Really, all you want is a recursion
xn+1 = xn + d​
right? This makes sense in any context where you have "addition". (you probably want "addition" to be commutative and associative)

In R2, you might wish to consider a sequence with two-dimensional indices satisfying
xm+1,n = xm,n + d1
xm,n+1 = xm,n + d2
which, of course, can be put in closed form
xm,n = x0,0 + m d1 + n d2

(Hrm. Maybe this is what you were trying to think about with your first idea?)

Your second idea is better. (can you explain why? I can name two reasons....)

Really, all you want is a recursion
xn+1 = xn + d​
right? This makes sense in any context where you have "addition". (you probably want "addition" to be commutative and associative)

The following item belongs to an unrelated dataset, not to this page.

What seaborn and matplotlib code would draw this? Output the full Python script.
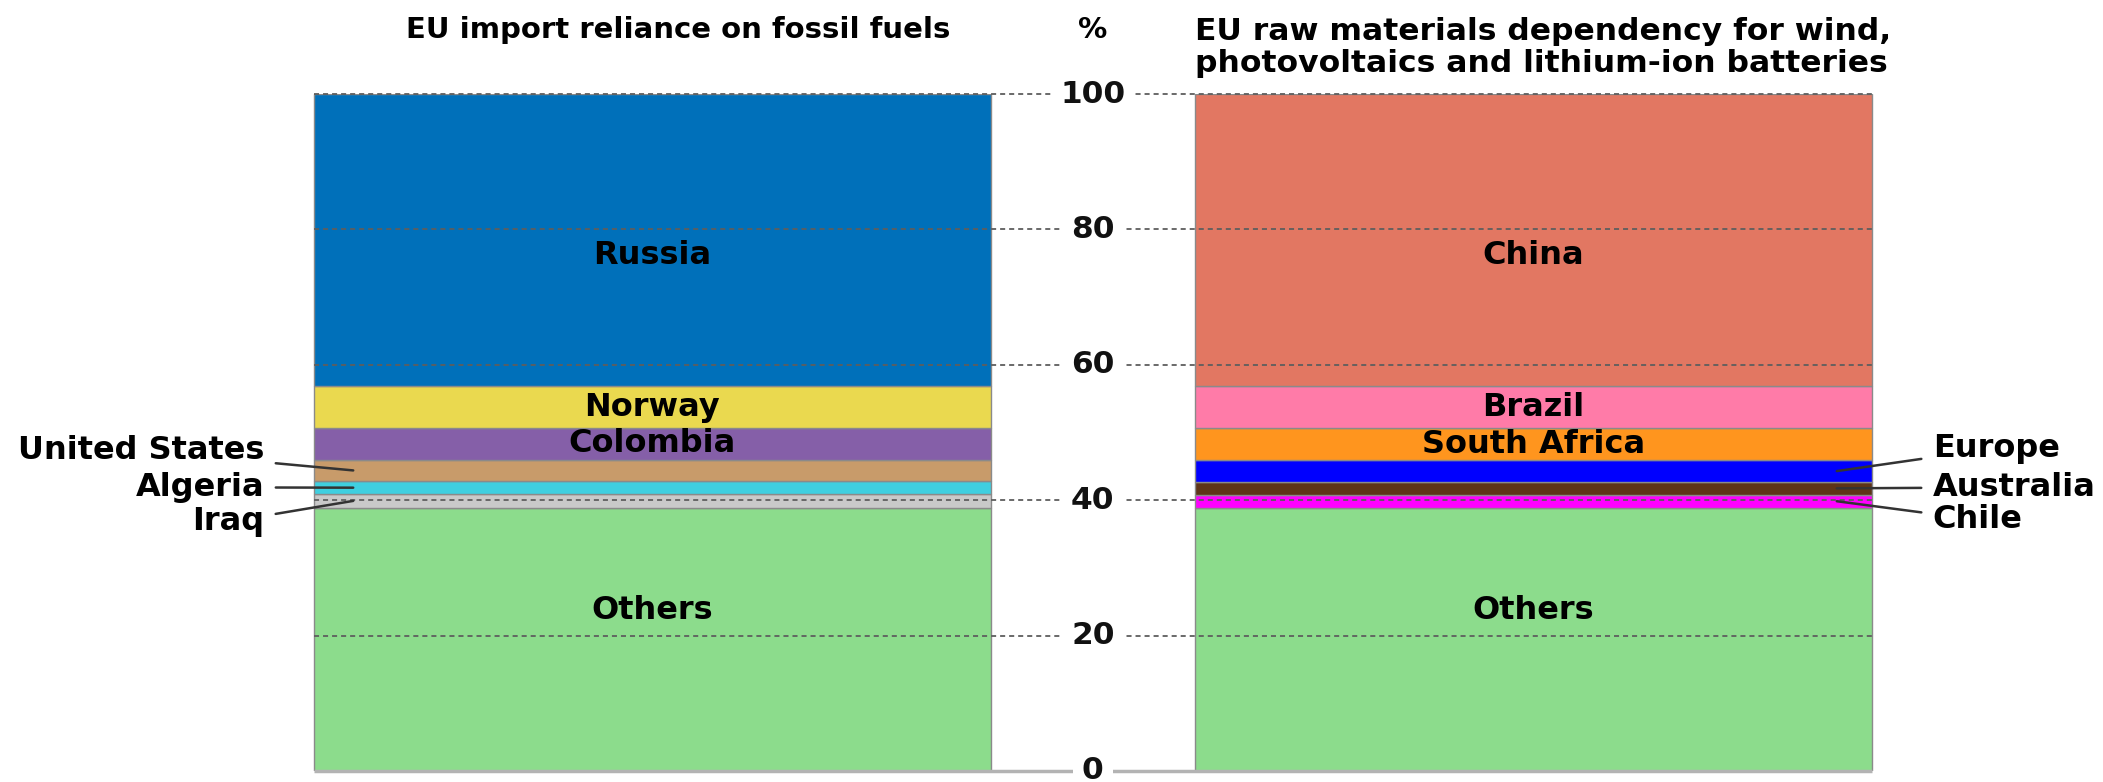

Well, the reason why i decided to make that change was because previously my indicies were two-dimensional, and i wanted them to be one-dimensional(i.e. from Z+.) So, setting m=(n,n) took care of that, in some sense. Is this one of your two reasons?or?

In R2, you might wish to consider a sequence with two-dimensional indices satisfying
xm+1,n = xm,n + d1
xm,n+1 = xm,n + d2
which, of course, can be put in closed form
xm,n = x0,0 + m d1 + n d2

(Hrm. Maybe this is what you were trying to think about with your first idea?)

Any hints as how to put this in closed form? I can generally work with recurrence relations, but haven't worked before with systems of recurrence relations!

EDIT: Don't give me any hints for a couple more minutes! I will come back again. I think i have an idea that might work.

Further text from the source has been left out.